President seeks steps to ease former inmates’ reintegration into society, as part of broader criminal justice push

In his broadest push for criminal justice reform, President Barack Obama on Monday turned his attention to the plight of those no longer behind bars but still feeling the effects of their incarceration, as he called for the federal government to do more to ease the transitions of millions of former inmates back into society.  

Speaking in Newark, New Jersey, after touring a local drug treatment center, Obama said he was taking steps to help individuals with criminal records stay on the right path through employment and housing aid.

“We’ve got to make sure Americans who have paid their debt to society can earn their second chance,” he said. “There are people who have gone through tough times, they’ve made mistakes, but with a little bit of help, they can get on the right path. That’s what we have to invest in, that’s what we have to believe in, and that’s what we have to promote.”

Obama announced a series of executive actions that he said would work toward that goal, including directing federal employers to delay questions about an applicant’s criminal history until later in the hiring process — a reform called ban the box that has already taken root in cities and states across the country. In addition, the president said his administration was issuing new guidance on how to handle arrest records when making decisions about public housing and was making a modest $9 million investment in re-entry programs around the country.  

Obama continued to call on Congress to embrace criminal justice reform, an issue that has gained traction in both parties, including measures to ban the box across the country and cut sentences for nonviolent drug offenders. 

“I urgently encourage both the Senate and the House to pass these bills,” he said. “It will not change the system overnight, but it will lock in some basic principles that will make us a safer and fairer system in the long term.”

At Integrity House, a state-funded drug and residential treatment center, Obama was joined by Sen.
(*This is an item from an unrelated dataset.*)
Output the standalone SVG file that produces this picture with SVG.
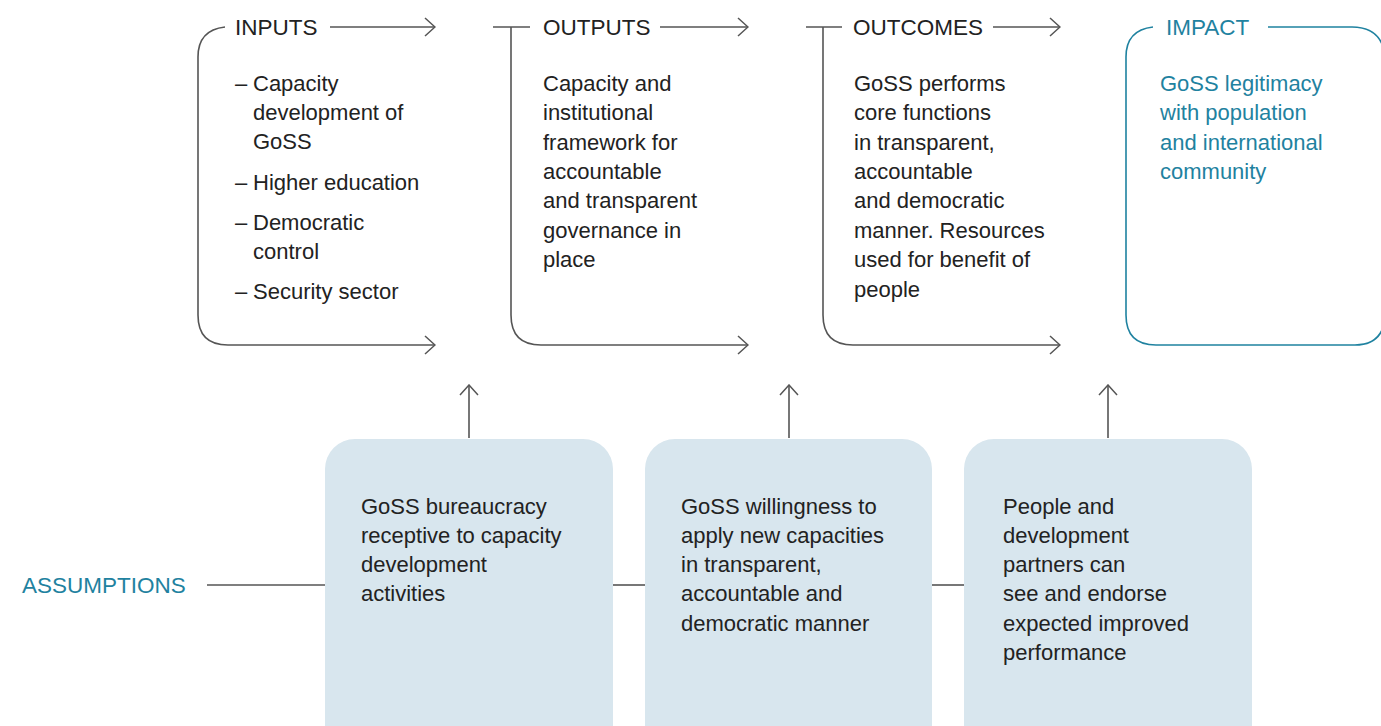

Cory Booker, D-N.J., and Newark Mayor Ras Baraka. Obama is scheduled to host a roundtable discussion and deliver a statement at Rutgers University’s law school.

His focus on the previously incarcerated comes as more than 4,300 inmates are being released at the start of November, the first of likely tens of thousands of people to benefit from drug sentencing changes last year.

Aiming to seize some of Obama’s limelight, New Jersey Gov. Chris Christie, a Republican, planned his own events Monday around community policing and criminal justice in Camden. Christie, who is struggling to attract attention for his presidential campaign, began the morning criticizing Obama in television interviews for going to his state to “take credit for something he has nothing to do with.”

“He has not done anything on criminal justice reform in seven years as president,” Christie said on Fox News, accusing Obama of inadequately supporting law enforcement.